> **AVAILABLE DATA**
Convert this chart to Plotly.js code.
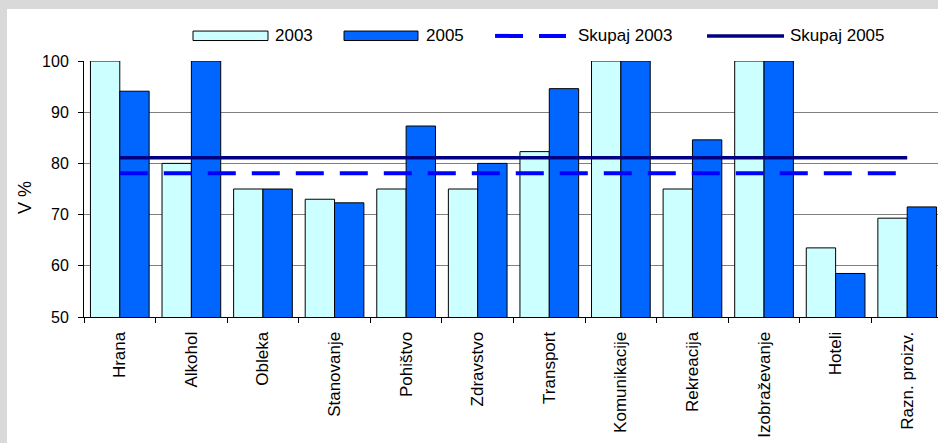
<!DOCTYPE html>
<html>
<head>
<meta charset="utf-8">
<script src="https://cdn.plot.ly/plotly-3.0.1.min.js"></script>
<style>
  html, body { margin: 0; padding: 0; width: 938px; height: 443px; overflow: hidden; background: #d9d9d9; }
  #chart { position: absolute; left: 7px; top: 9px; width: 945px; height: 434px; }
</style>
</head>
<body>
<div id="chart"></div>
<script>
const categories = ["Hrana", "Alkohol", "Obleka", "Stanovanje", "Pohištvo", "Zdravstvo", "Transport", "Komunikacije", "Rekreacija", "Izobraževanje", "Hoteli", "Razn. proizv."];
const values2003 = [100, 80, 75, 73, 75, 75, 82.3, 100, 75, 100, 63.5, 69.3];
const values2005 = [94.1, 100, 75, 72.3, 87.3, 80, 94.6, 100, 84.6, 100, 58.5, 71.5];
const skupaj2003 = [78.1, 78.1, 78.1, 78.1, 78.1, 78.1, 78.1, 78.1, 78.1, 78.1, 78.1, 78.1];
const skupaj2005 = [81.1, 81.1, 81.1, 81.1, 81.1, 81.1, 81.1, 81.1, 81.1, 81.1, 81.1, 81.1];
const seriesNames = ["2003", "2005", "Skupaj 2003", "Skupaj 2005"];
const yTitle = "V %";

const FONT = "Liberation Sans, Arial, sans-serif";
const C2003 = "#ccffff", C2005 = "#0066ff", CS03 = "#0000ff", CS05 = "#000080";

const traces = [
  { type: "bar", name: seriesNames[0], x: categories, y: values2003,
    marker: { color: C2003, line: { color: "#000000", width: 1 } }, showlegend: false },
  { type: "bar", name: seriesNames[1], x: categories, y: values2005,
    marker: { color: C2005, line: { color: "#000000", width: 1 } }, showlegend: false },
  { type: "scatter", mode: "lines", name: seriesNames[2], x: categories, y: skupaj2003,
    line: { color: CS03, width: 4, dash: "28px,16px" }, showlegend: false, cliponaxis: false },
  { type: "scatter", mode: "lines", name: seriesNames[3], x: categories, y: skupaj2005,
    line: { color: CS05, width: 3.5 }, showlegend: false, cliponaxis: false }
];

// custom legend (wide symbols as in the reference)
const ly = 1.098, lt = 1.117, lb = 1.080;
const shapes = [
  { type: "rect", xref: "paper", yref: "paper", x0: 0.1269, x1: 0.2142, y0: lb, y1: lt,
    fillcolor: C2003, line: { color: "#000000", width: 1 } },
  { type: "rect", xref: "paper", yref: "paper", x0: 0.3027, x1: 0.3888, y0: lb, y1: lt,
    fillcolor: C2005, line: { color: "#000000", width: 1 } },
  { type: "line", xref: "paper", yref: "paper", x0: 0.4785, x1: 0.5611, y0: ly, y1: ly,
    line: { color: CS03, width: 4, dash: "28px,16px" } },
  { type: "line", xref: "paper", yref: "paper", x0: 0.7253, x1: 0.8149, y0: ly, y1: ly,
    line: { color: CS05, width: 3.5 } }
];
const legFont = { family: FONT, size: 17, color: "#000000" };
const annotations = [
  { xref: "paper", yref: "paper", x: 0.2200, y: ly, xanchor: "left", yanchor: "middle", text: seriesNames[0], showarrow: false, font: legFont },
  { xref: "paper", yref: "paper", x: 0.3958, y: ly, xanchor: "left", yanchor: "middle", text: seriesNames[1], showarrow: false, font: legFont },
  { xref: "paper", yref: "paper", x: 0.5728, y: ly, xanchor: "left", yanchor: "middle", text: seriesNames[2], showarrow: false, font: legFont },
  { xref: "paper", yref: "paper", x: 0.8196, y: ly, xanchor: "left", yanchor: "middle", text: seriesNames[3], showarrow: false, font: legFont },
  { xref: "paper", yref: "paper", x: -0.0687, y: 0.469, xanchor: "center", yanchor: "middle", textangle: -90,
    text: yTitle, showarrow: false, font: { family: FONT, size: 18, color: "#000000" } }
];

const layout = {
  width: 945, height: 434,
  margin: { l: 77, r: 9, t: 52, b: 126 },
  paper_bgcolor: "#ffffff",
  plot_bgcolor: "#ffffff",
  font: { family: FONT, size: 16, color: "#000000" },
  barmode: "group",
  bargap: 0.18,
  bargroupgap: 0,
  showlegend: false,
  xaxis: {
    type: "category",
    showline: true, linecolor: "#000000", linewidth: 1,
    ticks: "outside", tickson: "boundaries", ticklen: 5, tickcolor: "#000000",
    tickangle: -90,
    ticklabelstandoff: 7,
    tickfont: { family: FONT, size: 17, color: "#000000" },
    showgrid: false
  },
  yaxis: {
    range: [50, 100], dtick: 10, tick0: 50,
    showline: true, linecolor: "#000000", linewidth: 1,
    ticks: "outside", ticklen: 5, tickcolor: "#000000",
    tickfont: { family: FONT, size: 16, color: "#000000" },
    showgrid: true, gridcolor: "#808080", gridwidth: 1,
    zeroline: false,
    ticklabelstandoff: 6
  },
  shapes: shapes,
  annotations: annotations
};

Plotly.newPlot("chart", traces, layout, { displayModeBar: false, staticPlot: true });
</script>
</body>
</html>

> **GOAL OF THE EXERCISE**
Working from the listing above, pick out every line that has "chart" and copy it.

> **OUTPUT OF THE TASK**
Convert this chart to Plotly.js code.
  #chart { position: absolute; left: 7px; top: 9px; width: 945px; height: 434px; }
<div id="chart"></div>
Plotly.newPlot("chart", traces, layout, { displayModeBar: false, staticPlot: true });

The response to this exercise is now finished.